Copy exactly, and only, the lines below from the first through the one containing "33, 38, 43];", both included; pictures are omitted.

Begin Source data

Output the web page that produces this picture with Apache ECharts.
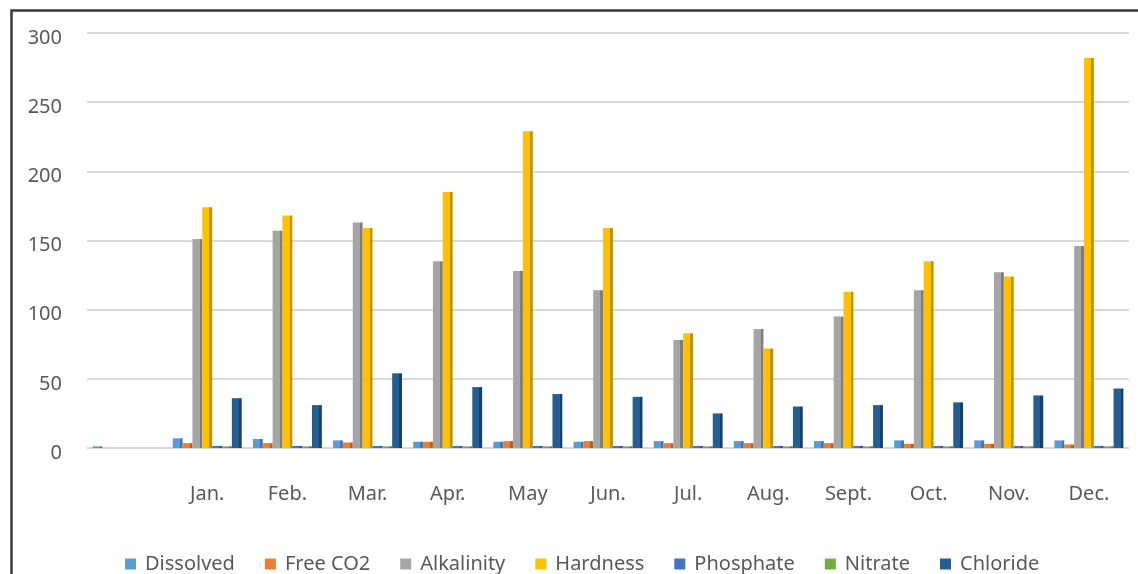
<!DOCTYPE html>
<html>
<head>
<meta charset="utf-8">
<script src="https://cdn.jsdelivr.net/npm/echarts@6/dist/echarts.min.js"></script>
<style>
  html, body { margin: 0; padding: 0; background: #ffffff; }
  #chart { width: 1138px; height: 574px; }
</style>
</head>
<body>
<div id="chart"></div>
<script>
// Monthly water-quality parameters (first slot is an unlabeled lead-in category)
const months = ['', 'Jan.', 'Feb.', 'Mar.', 'Apr.', 'May', 'Jun.', 'Jul.', 'Aug.', 'Sept.', 'Oct.', 'Nov.', 'Dec.'];

const dissolved  = [1.2, 7, 6.5, 5.5, 4.5, 4.5, 4.5, 5, 5, 5, 5.5, 5.5, 5.5];
const freeCO2    = [null, 3.5, 3.5, 4, 4.5, 5, 5, 3.5, 3.5, 3.5, 3, 3, 2.5];
const alkalinity = [null, 151, 157, 163, 135, 128, 114, 78, 86, 95, 114, 127, 146];
const hardness   = [null, 174, 168, 159, 185, 229, 159, 83, 72, 113, 135, 124, 282];
const phosphate  = [null, 1.5, 1.5, 1.5, 1.5, 1.5, 1.5, 1.5, 1.5, 1.5, 1.5, 1.5, 1.5];
const nitrate    = [null, 1.2, 1.2, 1.2, 1.2, 1.2, 1.2, 1.2, 1.2, 1.2, 1.2, 1.2, 1.2];
const chloride   = [null, 36, 31, 54, 44, 39, 37, 25, 30, 31, 33, 38, 43];

const yTicks = { min: 0, max: 300, interval: 50 };

const seriesDefs = [
  { name: 'Dissolved',  data: dissolved,  color: '#5B9BD5', side: '#3F78AC' },
  { name: 'Free CO2',   data: freeCO2,    color: '#ED7D31', side: '#B85E22' },
  { name: 'Alkalinity', data: alkalinity, color: '#A5A5A5', side: '#7C7C7C' },
  { name: 'Hardness',   data: hardness,   color: '#FFC000', side: '#BF9000' },
  { name: 'Phosphate',  data: phosphate,  color: '#4472C4', side: '#2F5597' },
  { name: 'Nitrate',    data: nitrate,    color: '#70AD47', side: '#507E32' },
  { name: 'Chloride',   data: chloride,   color: '#255E91', side: '#17406A' }
];

// Front face plus a darker strip on the right to suggest the column's side
function shaded(front, side) {
  return new echarts.graphic.LinearGradient(0, 0, 1, 0, [
    { offset: 0, color: front },
    { offset: 0.72, color: front },
    { offset: 0.72, color: side },
    { offset: 1, color: side }
  ]);
}

const textFont = '"Noto Sans", "DejaVu Sans", sans-serif';
const chart = echarts.init(document.getElementById('chart'), null, { renderer: 'canvas' });

chart.setOption({
  animation: false,
  backgroundColor: '#ffffff',
  graphic: [{
    type: 'rect',
    left: 9, top: 8,
    shape: { width: 1200, height: 620 },
    style: { fill: 'none', stroke: '#3a3a3a', lineWidth: 2.5 },
    silent: true
  }],
  grid: { left: 87, right: 9, top: 33, bottom: 126 },
  legend: {
    left: 125, top: 554, padding: 0,
    icon: 'rect', itemWidth: 11, itemHeight: 11, itemGap: 30,
    textStyle: { color: '#595959', fontSize: 20, fontFamily: textFont, padding: [0, 0, 0, 4] },
    data: seriesDefs.map(s => ({ name: s.name, itemStyle: { color: s.color } }))
  },
  xAxis: {
    type: 'category',
    data: months,
    axisLine: { show: false },
    axisTick: { show: false },
    axisLabel: { color: '#595959', fontSize: 20, fontFamily: textFont, margin: 36, interval: 0 }
  },
  yAxis: {
    type: 'value',
    min: yTicks.min, max: yTicks.max, interval: yTicks.interval,
    axisLine: { show: false },
    axisTick: { show: false },
    splitLine: { lineStyle: { color: '#d9d9d9', width: 2 } },
    axisLabel: {
      color: '#595959', fontSize: 20, fontFamily: textFont, margin: 25,
      verticalAlign: 'top', lineHeight: 10
    }
  },
  series: seriesDefs.map(s => ({
    name: s.name,
    type: 'bar',
    data: s.data,
    barGap: '0%',
    barCategoryGap: '14%',
    itemStyle: { color: shaded(s.color, s.side) }
  }))
});
</script>
</body>
</html>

End Source data

Output of the task:
Output the web page that produces this picture with Apache ECharts.
<!DOCTYPE html>
<html>
<head>
<meta charset="utf-8">
<script src="https://cdn.jsdelivr.net/npm/echarts@6/dist/echarts.min.js"></script>
<style>
  html, body { margin: 0; padding: 0; background: #ffffff; }
  #chart { width: 1138px; height: 574px; }
</style>
</head>
<body>
<div id="chart"></div>
<script>
// Monthly water-quality parameters (first slot is an unlabeled lead-in category)
const months = ['', 'Jan.', 'Feb.', 'Mar.', 'Apr.', 'May', 'Jun.', 'Jul.', 'Aug.', 'Sept.', 'Oct.', 'Nov.', 'Dec.'];

const dissolved  = [1.2, 7, 6.5, 5.5, 4.5, 4.5, 4.5, 5, 5, 5, 5.5, 5.5, 5.5];
const freeCO2    = [null, 3.5, 3.5, 4, 4.5, 5, 5, 3.5, 3.5, 3.5, 3, 3, 2.5];
const alkalinity = [null, 151, 157, 163, 135, 128, 114, 78, 86, 95, 114, 127, 146];
const hardness   = [null, 174, 168, 159, 185, 229, 159, 83, 72, 113, 135, 124, 282];
const phosphate  = [null, 1.5, 1.5, 1.5, 1.5, 1.5, 1.5, 1.5, 1.5, 1.5, 1.5, 1.5, 1.5];
const nitrate    = [null, 1.2, 1.2, 1.2, 1.2, 1.2, 1.2, 1.2, 1.2, 1.2, 1.2, 1.2, 1.2];
const chloride   = [null, 36, 31, 54, 44, 39, 37, 25, 30, 31, 33, 38, 43];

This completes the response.